Today, a friend and I discussed the struggles of being a hopeless romantic – and when I say that I mean an actual Hopeless Romantic, not just someone who cries over hallmark Christmas movies, but someone actually infatuated with the idea of love (and being in it). I used to think my obsession with love stemmed from my constant need for validation, maybe if I was just in love I would feel great about myself! But I’ve grown fairly confident in myself over the past few years, and I’ve learned that no amount of love can bring that total validation.

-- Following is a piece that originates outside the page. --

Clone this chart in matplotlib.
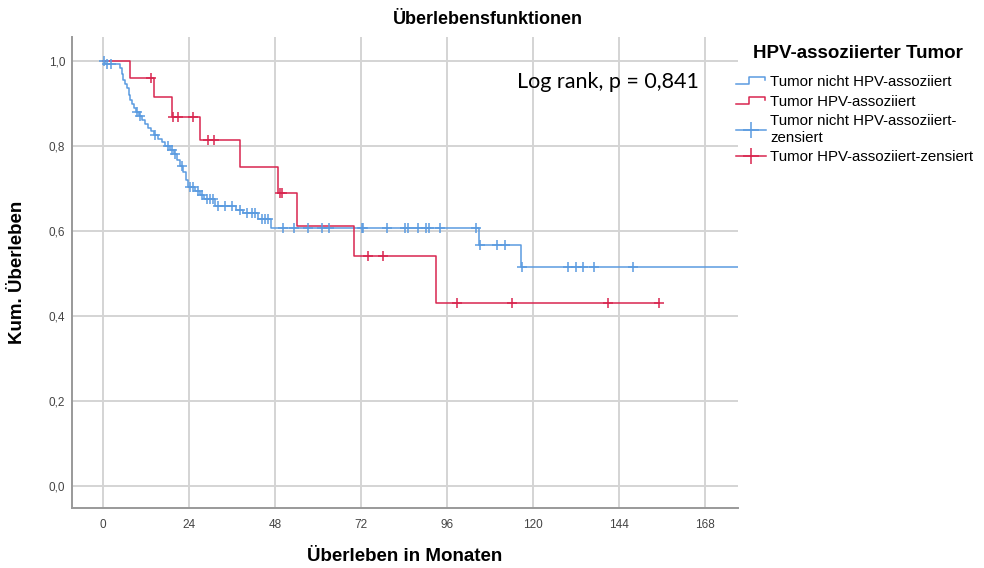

Maybe it’s because I like to dissect people and figure out why they do the things they do, but I fall in love with people so easily. Head over heels in love. Far too easily. I give away little bits of myself to nearly everyone I meet, but I don’t entirely think it’s a bad thing. Who knows, maybe I’m just young and naive, but I have a hard time thinking it’s bad. What’s the harm in loving as many people as possible? And not just love in the romantic sense, but beautiful wonderful platonic love. The kind of love where you send your best friend a song that makes you think of her; the kind of love where you sneak someone a cookie from the dining hall.
What’s the harm in running through a rainstorm?
There will always be dangers; limbs to fall, wet patches to slip on, hearts to break.
Maybe running in the rain is more fun.